One solid example of an athlete moving beyond the realm of sports is Amar’e Stoudemire, who is apparently in talks to become an honest-to-goodness fashion designer. “Who cares? Players have fashion lines all the time,” you might think. Very true, but how often do they design women’s clothes? The answer: not very often.

From the always reliable New York Post:

Amar’e Stoudemire is getting into the fashion business — the Knicks’ power forward is launching a clothing line with designer Rachel Roy, sources told Page Six.

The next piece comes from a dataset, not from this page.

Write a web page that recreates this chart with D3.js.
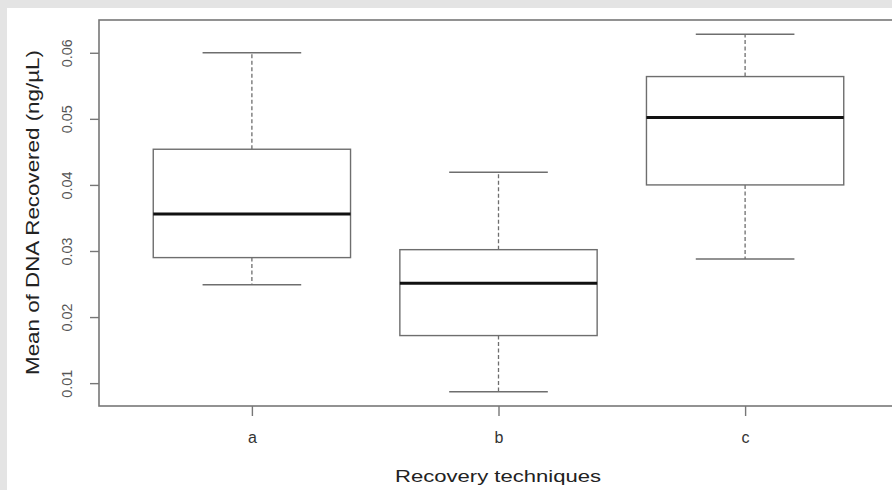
<!DOCTYPE html>
<html>
<head>
<meta charset="utf-8">
<script src="https://cdn.jsdelivr.net/npm/d3@7"></script>
<style>
  html, body { margin: 0; padding: 0; background: #e4e4e4; }
  svg { display: block; font-family: "Liberation Sans", Arial, sans-serif; }
</style>
</head>
<body>
<div id="chart"></div>
<script>
// Box statistics
const categories = ["a", "b", "c"];
const whiskerLow = [0.0249, 0.0087, 0.0288];
const q1 = [0.0290, 0.0172, 0.0400];
const median = [0.0356, 0.0251, 0.0502];
const q3 = [0.0454, 0.0302, 0.0564];
const whiskerHigh = [0.0600, 0.0419, 0.0628];
const yTicks = [0.01, 0.02, 0.03, 0.04, 0.05, 0.06];

const W = 892, H = 490;
const plot = { left: 99, top: 20, bottom: 406, right: 898 };

const boxes = categories.map((c, i) => ({
  cat: c, pos: i + 1,
  lo: whiskerLow[i], q1: q1[i], med: median[i], q3: q3[i], hi: whiskerHigh[i]
}));

const svg = d3.select("#chart").append("svg")
  .attr("width", W)
  .attr("height", H);

// white panel inside the gray frame
svg.append("rect")
  .attr("x", 7).attr("y", 8)
  .attr("width", W).attr("height", H)
  .attr("fill", "#fff");

// R style ranges: 4% padding on each side
const x = d3.scaleLinear().domain([0.38, 3.62]).range([plot.left, plot.right]);
const y = d3.scaleLinear().domain([0.00654, 0.06496]).range([plot.bottom, plot.top]);

const boxHalf = 0.4, capHalf = 0.2;
const lineCol = "#6e6e6e";

const g = svg.append("g");

// whiskers (dashed)
g.selectAll(".wh-up").data(boxes).join("line")
  .attr("x1", d => x(d.pos)).attr("x2", d => x(d.pos))
  .attr("y1", d => y(d.q3)).attr("y2", d => y(d.hi))
  .attr("stroke", lineCol).attr("stroke-width", 1.3)
  .attr("stroke-dasharray", "4,2.5");

g.selectAll(".wh-lo").data(boxes).join("line")
  .attr("x1", d => x(d.pos)).attr("x2", d => x(d.pos))
  .attr("y1", d => y(d.q1)).attr("y2", d => y(d.lo))
  .attr("stroke", lineCol).attr("stroke-width", 1.3)
  .attr("stroke-dasharray", "4,2.5");

// caps
["hi", "lo"].forEach(k => {
  g.selectAll(".cap-" + k).data(boxes).join("line")
    .attr("x1", d => x(d.pos - capHalf)).attr("x2", d => x(d.pos + capHalf))
    .attr("y1", d => y(d[k])).attr("y2", d => y(d[k]))
    .attr("stroke", lineCol).attr("stroke-width", 1.5);
});

// boxes
g.selectAll(".box").data(boxes).join("rect")
  .attr("x", d => x(d.pos - boxHalf))
  .attr("width", d => x(d.pos + boxHalf) - x(d.pos - boxHalf))
  .attr("y", d => y(d.q3))
  .attr("height", d => y(d.q1) - y(d.q3))
  .attr("fill", "#fff")
  .attr("stroke", lineCol).attr("stroke-width", 1.4);

// medians
g.selectAll(".med").data(boxes).join("line")
  .attr("x1", d => x(d.pos - boxHalf)).attr("x2", d => x(d.pos + boxHalf))
  .attr("y1", d => y(d.med)).attr("y2", d => y(d.med))
  .attr("stroke", "#111").attr("stroke-width", 3);

// plot frame
svg.append("rect")
  .attr("x", plot.left).attr("y", plot.top)
  .attr("width", plot.right - plot.left)
  .attr("height", plot.bottom - plot.top)
  .attr("fill", "none")
  .attr("stroke", "#777").attr("stroke-width", 1.6);

// y axis
const yAxis = svg.append("g")
  .attr("transform", `translate(${plot.left},0)`)
  .call(d3.axisLeft(y).tickValues(yTicks).tickSize(9).tickFormat(d3.format(".2f")));
yAxis.select(".domain").remove();
yAxis.selectAll(".tick line").attr("stroke", "#777").attr("stroke-width", 1.4);
yAxis.selectAll(".tick text")
  .attr("x", null).attr("dy", null)
  .attr("transform", "translate(-27,0) rotate(-90)")
  .attr("text-anchor", "middle")
  .attr("fill", "#555")
  .style("font-size", "15px")
  .attr("textLength", 28)
  .attr("lengthAdjust", "spacingAndGlyphs");

// x axis
const xAxis = svg.append("g")
  .attr("transform", `translate(0,${plot.bottom})`)
  .call(d3.axisBottom(x).tickValues(boxes.map(d => d.pos)).tickSize(10)
    .tickFormat(v => categories[v - 1]));
xAxis.select(".domain").remove();
xAxis.selectAll(".tick line").attr("stroke", "#777").attr("stroke-width", 1.4);
xAxis.selectAll(".tick text")
  .attr("y", 37).attr("dy", null)
  .attr("fill", "#333")
  .style("font-size", "16px");

// axis titles
svg.append("text")
  .attr("x", 498).attr("y", 482)
  .attr("text-anchor", "middle")
  .attr("fill", "#222")
  .style("font-size", "17px")
  .attr("textLength", 206)
  .attr("lengthAdjust", "spacingAndGlyphs")
  .text("Recovery techniques");

svg.append("text")
  .attr("transform", "translate(38.5,212.5) rotate(-90)")
  .attr("text-anchor", "middle")
  .attr("fill", "#222")
  .style("font-size", "17.5px")
  .attr("textLength", 325)
  .attr("lengthAdjust", "spacingAndGlyphs")
  .text("Mean of DNA Recovered (ng/µL)");
</script>
</body>
</html>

The insiders said the line will be a part of Roy’s contemporary label for Macy’s, Rachel Rachel Roy, and is being planned to launch next fall. Althought details are still being squared away, we hear the collection will be for women.

Well, there you go — Amar’e Stoudemire just might be helping a designer who has clothed Michelle Obama, Diane Sawyer and Kate Hudson make women’s clothes. That is a sentence I never thought I’d type, even when I was doing the in-house ads at that fur store.

But hey, if Amar’e Stoudemire wants to design women’s clothes and somebody is going to let him, then he should definitely do it. Let’s just hope he doesn’t try to put all of New York’s beautiful women in porkpie hats and long, flowing trousers. The Diane Keaton look is so 1977.